Nun kam der spannendste und körperlich anstrengendste Moment. Ich musste mich auf den Liegestuhl setzen, damit ich meinen Kopf rückwärts in dem Waschbecken platzieren konnte. Aber irgendwie stimmten die Proportionen von Stuhl und Waschbecken nicht. Ich rutschte immer wieder herunter. Mir blieb nichts anderes übrig, als mir mit den Füßen festen Halt zu suchen und den Körper so zu stabilisieren, dass ich mit dem Nacken den Rand des Waschbackens erreichen konnte. Meine Bauchmuskeln erinnern mich noch heute daran.
Die kleine Nepalesin hing derweil halb über mir, um mir die Farbe mittels eines kleinen Schöpfeimers auszuspülen. Dabei musste sie sich so verrenken, dass mein Gesicht quasi in ihrer Achselhöhle steckte. Zum Glück hat sie nicht transpiriert. Wenn ich mir zuhause meine Haare färbe, brauche ich mindestens 20 Liter Wasser zum Ausspülen. Hier reichte ein kleiner Wassereimer. Den Handtüchern zum Frottieren war auch nicht zu trauen.

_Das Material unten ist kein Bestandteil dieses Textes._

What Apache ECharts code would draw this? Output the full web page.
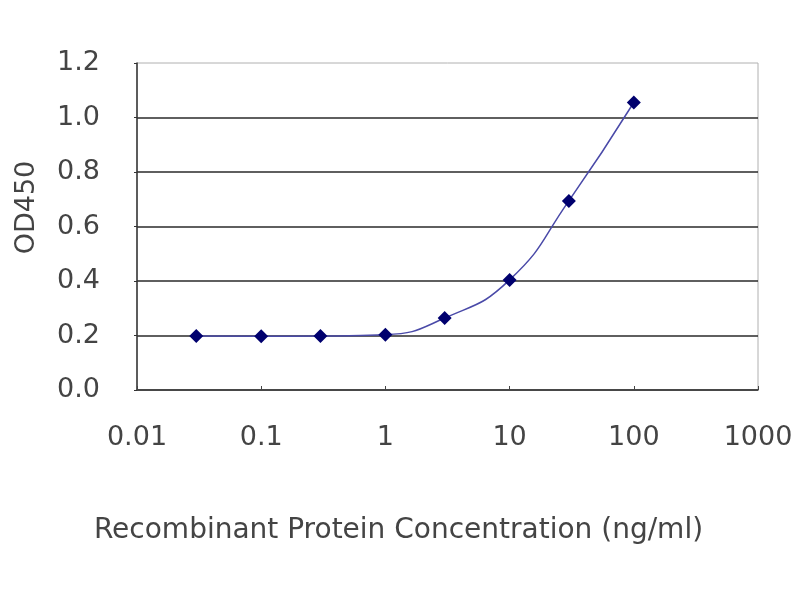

Nachdem auch diese Hürde genommen war, begann das Schneiden. Die Friseurin hat sich da trotz Verständigungsschwierigkeiten weitestgehend an meine Vorgaben „Alli alli!“ gehalten. Das heißt übersetzt „wenig“. Ein antiker Föhn sollte meine Haare trocknen – Sollte!!! Wohlgemerkt. Nach zwei drei halbherzigen Runden um meinen Kopf, derweil die Dame mit bloßen Fingern meine Haare in Form zupfte, schaltete sie das Gebläse aus und überließ mich meinem Schicksal. Ich dachte echt, ich bin im falschen Film! Wollte sie mich so etwa entlassen? Sie meinte nur, dass zuviel heiße Luft nicht gut für die Haare ist.
Das mag wohl sein, aber ich geh doch nicht mit halbnassen Haaren heim. Ich bat Frau Figaro, das Werk doch bitte zu vollenden. Nun holte sie aus dem Schränkchen eine kleine Rundbürste, deren Farbe der Borsten wegen der vielen darin feststeckenden Haare nicht mehr erkennbar war. Jetzt ist mir aber wirklich der Kragen geplatzt. Bevor sie das Biotop zu meinem Kopf führen konnte, hatte ich meinen eigenen Kamm aus der Tasche gefummelt und ihr den Föhn aus der Hand genommen, um ihre Arbeit selbst zu Ende zu bringen.
Ich wollte nur noch raus aus der Villa Kunterbunt. So bezahlte ich zwar den vereinbarten (halben) Preis, jedoch nicht ohne die Chefin des Hauses darauf hinzuweisen, dass bei Preisen der gehobenen Kategorie auch das Ambiente und der Service entsprechend sein sollten.
Im Hotel stellte ich mich erstmal unter die heiße Dusche, um mich vor eventuellem Ungeziefer zu befreien und meine Haare nach meinem Geschmack zu richten.
Fazit – Ich seh zwar nicht besser aus als vorher, aber auch nicht schlechter. Und das Gesamterlebnis ist unbezahlbar!